Note: The inventions in the 1970’s-1980’s provided the foundation necessary to propel the data analytics industry forward into the 20th century.

The 1990’s: Online Search and Personalization

  • Significant Events:
    • Google, Amazon, eBay
  • Significant Events:
    • Database Marketing becomes cover story in Business Week in September 1994.
    • Amazon and eBay go live in 1995 and accelerate the pace of online personalization.
    • In 1998, Google applies algorithms to web searches to maximize results relevance.
    • The terms “big data”, data science” and “business intelligence” are coined.
    • Dozens of business intelligence vendors hit the market offering two primary types of data analytics – dashboards/reporting, and organization/visualization, but consumption is limited to technical experts.
  • Innovations:
    • Database marketing – the use of large databases of information to develop models to target potential customers based on likelihood of purchase.

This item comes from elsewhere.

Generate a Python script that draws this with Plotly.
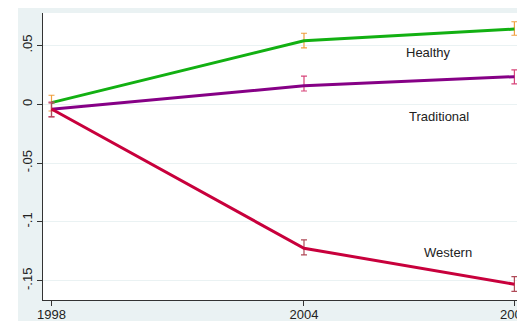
import plotly.graph_objects as go

years = [1998, 2004, 2009]

healthy = [0.0014, 0.0541, 0.0640]
healthy_lo = [-0.0057, 0.0479, 0.0587]
healthy_hi = [0.0077, 0.0604, 0.0702]

traditional = [-0.0043, 0.0158, 0.0235]
traditional_lo = [-0.0105, 0.0113, 0.0173]
traditional_hi = [0.0018, 0.0240, 0.0292]

western = [-0.0040, -0.1224, -0.1530]
western_lo = [-0.0108, -0.1280, -0.1590]
western_hi = [0.0011, -0.1153, -0.1465]

series_names = ["Healthy", "Traditional", "Western"]
line_colors = ["#12B012", "#860086", "#C8003C"]
err_colors = ["#F0A040", "#D8457A", "#B04A58"]

y_tickvals = [0.05, 0, -0.05, -0.1, -0.15]
y_ticktext = [".05", "0", "-.05", "-.1", "-.15"]
x_tickvals = [1998, 2004, 2009]
x_ticktext = ["1998", "2004", "2009"]

label_text = ["Healthy", "Traditional", "Western"]
label_x = [2006.96, 2007.20, 2007.43]
label_y = [0.0437, -0.0105, -0.1263]

FONT = "Arial, Liberation Sans, sans-serif"

fig = go.Figure()
data = [(healthy, healthy_lo, healthy_hi),
        (traditional, traditional_lo, traditional_hi),
        (western, western_lo, western_hi)]
for (vals, lo, hi), name, lc, ec in zip(data, series_names, line_colors, err_colors):
    fig.add_trace(go.Scatter(
        x=years, y=vals, mode="lines", name=name,
        line=dict(color=lc, width=3),
        error_y=dict(type="data", symmetric=False,
                     array=[h - v for h, v in zip(hi, vals)],
                     arrayminus=[v - l for v, l in zip(vals, lo)],
                     color=ec, thickness=1.2, width=3),
        showlegend=False,
    ))

for t, x, y in zip(label_text, label_x, label_y):
    fig.add_annotation(x=x, y=y, text=t, showarrow=False,
                       font=dict(family=FONT, size=13, color="#222222"))

# white strips above/left of the light-blue graph region
fig.add_shape(type="rect", xref="paper", yref="paper",
              x0=-0.2, x1=(18 - 43) / 474, y0=-0.2, y1=1.2,
              fillcolor="white", line=dict(width=0), layer="below")
fig.add_shape(type="rect", xref="paper", yref="paper",
              x0=-0.2, x1=1.2, y0=(300 - 8) / 287, y1=1.2,
              fillcolor="white", line=dict(width=0), layer="below")

fig.update_layout(
    width=517, height=321,
    margin=dict(l=43, r=0, t=13, b=21, pad=0, autoexpand=False),
    paper_bgcolor="#EAF2F3",
    plot_bgcolor="white",
    font=dict(family=FONT, size=13, color="#222222"),
    xaxis=dict(range=[1997.798, 2009.062], tickvals=x_tickvals, ticktext=x_ticktext,
               showgrid=False, zeroline=False, showline=True, linecolor="#333333",
               linewidth=1, ticks="outside", ticklen=5, tickcolor="#333333",
               ticklabeloverflow="allow", automargin=False, ticklabelstandoff=-3,
               tickfont=dict(size=13, family=FONT, color="#222222")),
    yaxis=dict(range=[-0.16641, 0.07764], tickvals=y_tickvals, ticktext=y_ticktext,
               showgrid=True, gridcolor="#EAF2F3", gridwidth=1, zeroline=False,
               showline=True, linecolor="#333333", linewidth=1, automargin=False,
               ticks="outside", ticklen=5, tickcolor="#333333", tickangle=-90,
               tickfont=dict(size=13, family=FONT, color="#222222")),
)

fig.write_html("out.html")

Figure 2 – Database Marketing

 

  • “Data marts” – compressed versions of data warehouses allowing business units within an organization to access information according to their needs.
  • OLAP – Online Analytical Processing – database technology that has been optimized for querying and reporting, instead of processing transactions. It provides the ability to execute multidimensional queries quickly and easily.
  • Data mining (also known as Knowledge Discovery in Data (KDD) – process used to extract usable data from a large sets of raw data; it involves data collection, warehousing, computer processing, pattern recognition based on trend and behavior analysis, and prediction based on likely outcomes.
  • Data visualization – the presentation of data in a graphical or pictorial format, enabling decision makers to: comprehend information quickly, draw conclusions, identify relationships and patterns in their data, pinpoint emerging trends and disseminate insights throughout organizations.